3. Active sonar classification
Non-submarine contacts from wrecks, bottom irregularities, schools of fish or even from boundaries between water masses will give sonar echoes. Wrecks in particular may remain more convincing contacts despite exhaustive investigation. Detailed wreck charts should always be kept available.
Inevitable these will not be up to date, and accurate fixing and reporting of such persistent nonsubs may save much wasted time and ammunition in future patrols. Persistent unclassified contacts can sometimes be disturbed or broken up by the firing of a single depth charge or ahead thrown weapon.
The use of short pulse transmissions to reduce reverberations is likely to reduce the chances of recognizing Doppler. Doppler is a particularly valuable classification aid in areas where non-sub contacts are prevalent.
There is normally no Doppler effect on echoes from bottomed targets, but in tidal streams the echoes will show Doppler as if the target was moving up tide at the speed of the tidal stream.
Conversely, echoes from a submarine hovering and drifting with the stream will give no Doppler effect. Bottom targets will appear to move on plots, and hovering submarines will appear stationary on them. It is therefore essential that all plots show direction and speed of the tidal stream.
Longer sonar ranges may increase the classification problem since more non-subs may be encountered on each sweep.
4. Submarine sonar
In ocean waters, submarines rely primarily on passive sonar for both initial detection and classification. Or both tasks, its efficiency its likely to be degraded in coastal conditions.
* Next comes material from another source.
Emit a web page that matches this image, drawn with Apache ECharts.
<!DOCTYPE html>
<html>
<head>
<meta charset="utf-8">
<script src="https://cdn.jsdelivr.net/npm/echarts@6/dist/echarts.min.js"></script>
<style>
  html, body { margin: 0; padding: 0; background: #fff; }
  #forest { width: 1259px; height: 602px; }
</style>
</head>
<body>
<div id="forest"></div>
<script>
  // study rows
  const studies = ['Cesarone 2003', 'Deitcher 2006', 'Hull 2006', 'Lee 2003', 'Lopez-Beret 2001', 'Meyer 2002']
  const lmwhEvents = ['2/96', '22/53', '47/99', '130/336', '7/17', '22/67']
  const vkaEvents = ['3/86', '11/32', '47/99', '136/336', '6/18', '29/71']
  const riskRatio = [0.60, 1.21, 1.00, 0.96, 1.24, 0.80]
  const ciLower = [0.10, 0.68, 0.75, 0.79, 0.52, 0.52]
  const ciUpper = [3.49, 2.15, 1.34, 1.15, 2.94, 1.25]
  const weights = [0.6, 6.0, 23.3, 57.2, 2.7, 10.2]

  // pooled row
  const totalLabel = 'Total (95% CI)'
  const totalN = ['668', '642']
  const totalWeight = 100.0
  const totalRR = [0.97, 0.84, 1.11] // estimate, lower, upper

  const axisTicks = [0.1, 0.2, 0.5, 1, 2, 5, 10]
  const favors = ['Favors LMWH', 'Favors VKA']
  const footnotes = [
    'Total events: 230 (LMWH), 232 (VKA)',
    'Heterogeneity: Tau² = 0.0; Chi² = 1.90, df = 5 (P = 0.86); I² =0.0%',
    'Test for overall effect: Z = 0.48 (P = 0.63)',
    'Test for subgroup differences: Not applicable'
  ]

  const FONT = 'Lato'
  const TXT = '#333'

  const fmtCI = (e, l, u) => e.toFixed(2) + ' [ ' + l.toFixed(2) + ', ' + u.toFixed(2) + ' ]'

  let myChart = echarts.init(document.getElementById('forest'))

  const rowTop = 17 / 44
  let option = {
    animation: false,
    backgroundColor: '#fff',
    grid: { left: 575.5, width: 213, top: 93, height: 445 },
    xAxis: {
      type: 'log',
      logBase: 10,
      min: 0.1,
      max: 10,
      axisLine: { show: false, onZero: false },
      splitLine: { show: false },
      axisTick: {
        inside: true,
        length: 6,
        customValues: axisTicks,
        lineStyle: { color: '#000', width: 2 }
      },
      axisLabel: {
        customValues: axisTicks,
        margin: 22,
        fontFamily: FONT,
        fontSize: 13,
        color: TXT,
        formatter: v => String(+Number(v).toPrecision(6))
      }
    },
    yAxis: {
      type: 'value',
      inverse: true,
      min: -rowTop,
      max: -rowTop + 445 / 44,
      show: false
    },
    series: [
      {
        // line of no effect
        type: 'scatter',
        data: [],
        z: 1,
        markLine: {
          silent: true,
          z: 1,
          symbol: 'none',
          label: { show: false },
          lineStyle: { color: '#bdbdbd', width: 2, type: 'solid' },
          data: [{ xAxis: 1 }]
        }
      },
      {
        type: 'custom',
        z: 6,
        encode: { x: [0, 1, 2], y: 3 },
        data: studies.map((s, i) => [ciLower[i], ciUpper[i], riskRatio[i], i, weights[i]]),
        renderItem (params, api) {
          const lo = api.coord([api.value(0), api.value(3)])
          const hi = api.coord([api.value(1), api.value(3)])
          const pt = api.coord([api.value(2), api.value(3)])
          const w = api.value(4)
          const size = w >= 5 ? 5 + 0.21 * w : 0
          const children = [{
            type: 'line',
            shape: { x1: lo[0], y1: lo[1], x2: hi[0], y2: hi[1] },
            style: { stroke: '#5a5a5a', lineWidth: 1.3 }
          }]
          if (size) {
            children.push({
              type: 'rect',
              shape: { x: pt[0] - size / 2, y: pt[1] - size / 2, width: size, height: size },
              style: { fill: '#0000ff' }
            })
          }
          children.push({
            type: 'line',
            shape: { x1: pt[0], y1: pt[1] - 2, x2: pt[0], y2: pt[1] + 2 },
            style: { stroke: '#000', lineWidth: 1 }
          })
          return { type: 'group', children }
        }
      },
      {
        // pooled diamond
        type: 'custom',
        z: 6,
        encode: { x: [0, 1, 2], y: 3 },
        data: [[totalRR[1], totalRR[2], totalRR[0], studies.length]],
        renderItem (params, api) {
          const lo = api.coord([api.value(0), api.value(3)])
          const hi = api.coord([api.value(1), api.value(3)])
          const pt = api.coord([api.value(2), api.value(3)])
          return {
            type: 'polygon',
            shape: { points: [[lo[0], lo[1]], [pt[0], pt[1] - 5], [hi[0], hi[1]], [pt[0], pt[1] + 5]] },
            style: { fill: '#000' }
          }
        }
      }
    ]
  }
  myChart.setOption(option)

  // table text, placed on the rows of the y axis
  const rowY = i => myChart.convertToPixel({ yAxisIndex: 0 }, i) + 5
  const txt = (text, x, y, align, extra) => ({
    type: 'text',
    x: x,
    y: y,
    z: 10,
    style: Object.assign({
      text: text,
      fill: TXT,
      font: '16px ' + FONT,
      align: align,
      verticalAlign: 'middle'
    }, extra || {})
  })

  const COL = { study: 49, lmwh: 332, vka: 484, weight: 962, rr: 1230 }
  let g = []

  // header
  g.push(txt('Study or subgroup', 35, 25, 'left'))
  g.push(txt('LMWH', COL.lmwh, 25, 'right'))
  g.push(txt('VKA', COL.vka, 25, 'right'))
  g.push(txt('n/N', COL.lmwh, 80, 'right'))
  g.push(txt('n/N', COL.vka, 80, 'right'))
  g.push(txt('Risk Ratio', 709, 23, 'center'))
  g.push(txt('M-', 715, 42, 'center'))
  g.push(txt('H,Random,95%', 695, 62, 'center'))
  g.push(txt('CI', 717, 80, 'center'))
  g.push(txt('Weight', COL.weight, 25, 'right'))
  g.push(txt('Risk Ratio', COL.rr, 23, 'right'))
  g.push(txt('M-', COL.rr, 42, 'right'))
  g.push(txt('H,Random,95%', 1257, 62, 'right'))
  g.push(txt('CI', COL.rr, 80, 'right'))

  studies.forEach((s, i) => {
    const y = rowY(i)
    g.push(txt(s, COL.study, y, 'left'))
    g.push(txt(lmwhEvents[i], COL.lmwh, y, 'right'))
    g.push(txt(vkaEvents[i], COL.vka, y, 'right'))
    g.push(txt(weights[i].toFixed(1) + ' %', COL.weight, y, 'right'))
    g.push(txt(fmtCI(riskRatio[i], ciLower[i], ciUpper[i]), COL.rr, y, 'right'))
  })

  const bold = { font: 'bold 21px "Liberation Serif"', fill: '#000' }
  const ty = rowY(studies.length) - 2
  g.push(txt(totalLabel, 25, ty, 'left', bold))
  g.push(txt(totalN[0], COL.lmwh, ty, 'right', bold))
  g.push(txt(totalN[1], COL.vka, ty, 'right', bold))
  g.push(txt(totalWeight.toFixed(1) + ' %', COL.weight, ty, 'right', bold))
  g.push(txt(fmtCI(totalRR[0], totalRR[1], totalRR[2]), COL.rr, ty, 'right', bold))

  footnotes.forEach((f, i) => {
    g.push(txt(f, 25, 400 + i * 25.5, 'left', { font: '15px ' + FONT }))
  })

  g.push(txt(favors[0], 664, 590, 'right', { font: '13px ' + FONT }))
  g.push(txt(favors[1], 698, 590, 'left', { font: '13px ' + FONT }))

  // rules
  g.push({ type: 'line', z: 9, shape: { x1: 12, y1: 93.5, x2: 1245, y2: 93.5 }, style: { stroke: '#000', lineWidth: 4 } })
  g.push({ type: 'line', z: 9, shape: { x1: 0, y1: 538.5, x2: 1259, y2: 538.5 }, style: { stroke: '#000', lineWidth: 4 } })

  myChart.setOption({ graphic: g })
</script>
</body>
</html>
Long range convergence zone detections will not be possible in shallow water, and the increased background noise, the prevalence of local layers, and so forth will tend to decrease initial detection ranges using the surface layer. Classification may be difficult for two main reasons:
a. Many passive detections on adjoining bearings
b. The mixture of direct and bottom reflected signals being received may make it more difficult to establish the characteristics of the signal.
Modern submarines may make use of active sonar, particularly during the layer phases of attacks carried out from deep.
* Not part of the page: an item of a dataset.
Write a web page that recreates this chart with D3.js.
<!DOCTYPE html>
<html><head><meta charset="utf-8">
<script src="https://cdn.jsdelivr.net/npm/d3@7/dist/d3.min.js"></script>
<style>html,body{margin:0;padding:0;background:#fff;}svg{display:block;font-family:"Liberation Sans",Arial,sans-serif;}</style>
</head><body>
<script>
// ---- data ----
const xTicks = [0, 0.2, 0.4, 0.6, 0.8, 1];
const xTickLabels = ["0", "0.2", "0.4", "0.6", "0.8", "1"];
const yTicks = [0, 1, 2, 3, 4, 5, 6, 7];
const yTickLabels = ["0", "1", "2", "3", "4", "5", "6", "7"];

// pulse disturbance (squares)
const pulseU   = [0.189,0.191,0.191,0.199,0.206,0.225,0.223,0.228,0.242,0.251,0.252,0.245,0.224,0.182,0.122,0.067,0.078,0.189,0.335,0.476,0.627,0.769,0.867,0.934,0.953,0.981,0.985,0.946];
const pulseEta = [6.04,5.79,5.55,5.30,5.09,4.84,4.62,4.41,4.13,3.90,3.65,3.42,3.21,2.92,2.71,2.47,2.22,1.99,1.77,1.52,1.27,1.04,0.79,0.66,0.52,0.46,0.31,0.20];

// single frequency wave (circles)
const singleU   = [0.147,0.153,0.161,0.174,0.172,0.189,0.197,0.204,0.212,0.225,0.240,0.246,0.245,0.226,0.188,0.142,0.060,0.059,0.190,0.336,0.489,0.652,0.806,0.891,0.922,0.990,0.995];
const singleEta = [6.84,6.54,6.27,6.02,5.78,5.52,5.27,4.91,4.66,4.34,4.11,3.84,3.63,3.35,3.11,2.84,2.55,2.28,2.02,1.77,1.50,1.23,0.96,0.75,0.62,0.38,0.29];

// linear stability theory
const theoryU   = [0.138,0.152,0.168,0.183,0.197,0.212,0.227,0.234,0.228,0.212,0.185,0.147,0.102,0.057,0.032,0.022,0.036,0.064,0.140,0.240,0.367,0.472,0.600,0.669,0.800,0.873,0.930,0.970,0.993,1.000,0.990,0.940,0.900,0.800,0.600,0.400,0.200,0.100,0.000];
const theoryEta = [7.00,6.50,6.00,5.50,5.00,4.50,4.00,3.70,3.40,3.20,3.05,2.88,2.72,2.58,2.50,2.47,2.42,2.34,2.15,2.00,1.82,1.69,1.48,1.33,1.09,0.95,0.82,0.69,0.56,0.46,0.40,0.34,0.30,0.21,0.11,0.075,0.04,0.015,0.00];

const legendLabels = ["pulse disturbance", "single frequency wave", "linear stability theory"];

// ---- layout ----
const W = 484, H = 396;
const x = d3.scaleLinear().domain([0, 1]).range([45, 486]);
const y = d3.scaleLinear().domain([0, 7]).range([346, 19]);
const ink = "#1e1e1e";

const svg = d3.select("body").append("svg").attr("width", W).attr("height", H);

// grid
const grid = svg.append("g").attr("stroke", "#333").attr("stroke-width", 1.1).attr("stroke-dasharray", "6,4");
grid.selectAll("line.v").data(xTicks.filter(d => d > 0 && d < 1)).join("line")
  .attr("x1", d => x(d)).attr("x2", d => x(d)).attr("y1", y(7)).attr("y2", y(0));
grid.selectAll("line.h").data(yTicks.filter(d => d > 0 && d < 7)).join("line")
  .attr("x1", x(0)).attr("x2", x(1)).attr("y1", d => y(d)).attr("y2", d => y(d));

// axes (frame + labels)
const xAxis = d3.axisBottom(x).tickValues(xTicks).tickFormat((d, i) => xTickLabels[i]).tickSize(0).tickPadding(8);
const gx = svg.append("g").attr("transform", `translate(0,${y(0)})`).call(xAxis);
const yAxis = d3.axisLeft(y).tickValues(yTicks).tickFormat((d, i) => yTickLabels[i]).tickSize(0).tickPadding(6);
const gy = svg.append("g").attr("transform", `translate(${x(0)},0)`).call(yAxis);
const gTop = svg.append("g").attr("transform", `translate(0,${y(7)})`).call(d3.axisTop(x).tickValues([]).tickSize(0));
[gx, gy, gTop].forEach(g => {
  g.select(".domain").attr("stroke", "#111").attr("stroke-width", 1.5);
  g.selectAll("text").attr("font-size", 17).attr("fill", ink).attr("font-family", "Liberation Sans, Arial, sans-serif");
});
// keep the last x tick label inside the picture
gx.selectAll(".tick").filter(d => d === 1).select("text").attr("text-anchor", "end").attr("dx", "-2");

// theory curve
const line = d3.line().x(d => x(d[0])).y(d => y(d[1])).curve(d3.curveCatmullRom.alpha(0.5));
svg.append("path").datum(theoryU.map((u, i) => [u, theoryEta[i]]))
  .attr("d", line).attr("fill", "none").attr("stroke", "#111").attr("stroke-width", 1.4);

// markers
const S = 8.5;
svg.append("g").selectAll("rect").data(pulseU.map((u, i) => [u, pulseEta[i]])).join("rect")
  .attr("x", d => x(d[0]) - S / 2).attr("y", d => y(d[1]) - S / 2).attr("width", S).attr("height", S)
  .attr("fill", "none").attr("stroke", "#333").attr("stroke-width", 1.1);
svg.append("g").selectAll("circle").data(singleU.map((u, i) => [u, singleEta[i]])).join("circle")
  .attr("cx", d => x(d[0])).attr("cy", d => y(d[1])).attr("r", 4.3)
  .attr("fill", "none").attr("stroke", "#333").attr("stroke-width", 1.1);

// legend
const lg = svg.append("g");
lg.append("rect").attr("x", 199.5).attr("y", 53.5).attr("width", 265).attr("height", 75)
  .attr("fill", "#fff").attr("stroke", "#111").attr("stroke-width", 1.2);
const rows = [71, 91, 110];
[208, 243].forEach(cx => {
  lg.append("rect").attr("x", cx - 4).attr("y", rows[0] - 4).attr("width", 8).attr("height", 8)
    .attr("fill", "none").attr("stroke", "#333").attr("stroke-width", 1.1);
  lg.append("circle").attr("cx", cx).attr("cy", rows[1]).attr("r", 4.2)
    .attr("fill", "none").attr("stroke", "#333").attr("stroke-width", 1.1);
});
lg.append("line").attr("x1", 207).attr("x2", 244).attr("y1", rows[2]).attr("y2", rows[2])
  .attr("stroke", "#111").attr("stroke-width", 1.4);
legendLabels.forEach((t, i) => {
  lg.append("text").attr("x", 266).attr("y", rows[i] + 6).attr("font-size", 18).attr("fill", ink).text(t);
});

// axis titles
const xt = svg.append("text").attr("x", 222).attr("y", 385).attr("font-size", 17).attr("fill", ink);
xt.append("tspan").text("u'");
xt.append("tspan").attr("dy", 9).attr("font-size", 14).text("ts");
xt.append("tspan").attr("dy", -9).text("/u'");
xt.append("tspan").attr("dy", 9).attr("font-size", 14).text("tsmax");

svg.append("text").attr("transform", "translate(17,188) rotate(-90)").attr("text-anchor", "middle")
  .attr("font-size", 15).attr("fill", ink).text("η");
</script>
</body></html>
Their active sonar is affected by the same factors as the active sonar of surface ships; but since they will seldom need it for their initial detections or classifications, adverse conditions are less significant to them and will indeed be welcome for their effect in decreasing ASW effectiveness.
Submarine and surface ship radars may be affected by the large number of contacts present in inshore waters. Aircraft, with their much wider areas of radar cover on each sweep, will get proportionately more such contacts.
In such areas as harbor approaches, the many radars likely to be in use create a very unfavorable ESM environment. The value of the ESM set to the submarine, as a warning of approaching aircraft and to the ship as warning of likely impending attack, are both likely to be reduced.
ASW weapons in inshore waters
The use of ASW homing weapons in inshore waters is affected by depth of water and high ambient noise levels. These effects are usually worse with active weapons and will depend largely on the roughness of the bottom.
Degradation of performance can be expected with most homing torpedoes once water depth is less than about 400 feet. Torpedoes are unusable in water depths of 150 feet or less when bottom capture of most torpedoes can be expected (the momentum of air-dropped weapons normally carries them to about 120 feet).
Thus, in many inshore areas, the aircraft is limited to depth charges and the ship to close ASW actions.
Fused weapons and depth charges
When water depth is less than 300 feet and sonar depth indication of the submarine is not available, fused weapons and depth charges should be set at half water depth. In deeper water, successive patterns should be staggered in depth. When fuses are set automatically by sonars which may be confused by bottom echoes, ships should be alert to the danger of their being set to a depth greater than depth of water with the consequent risk of damage to the attacking ship.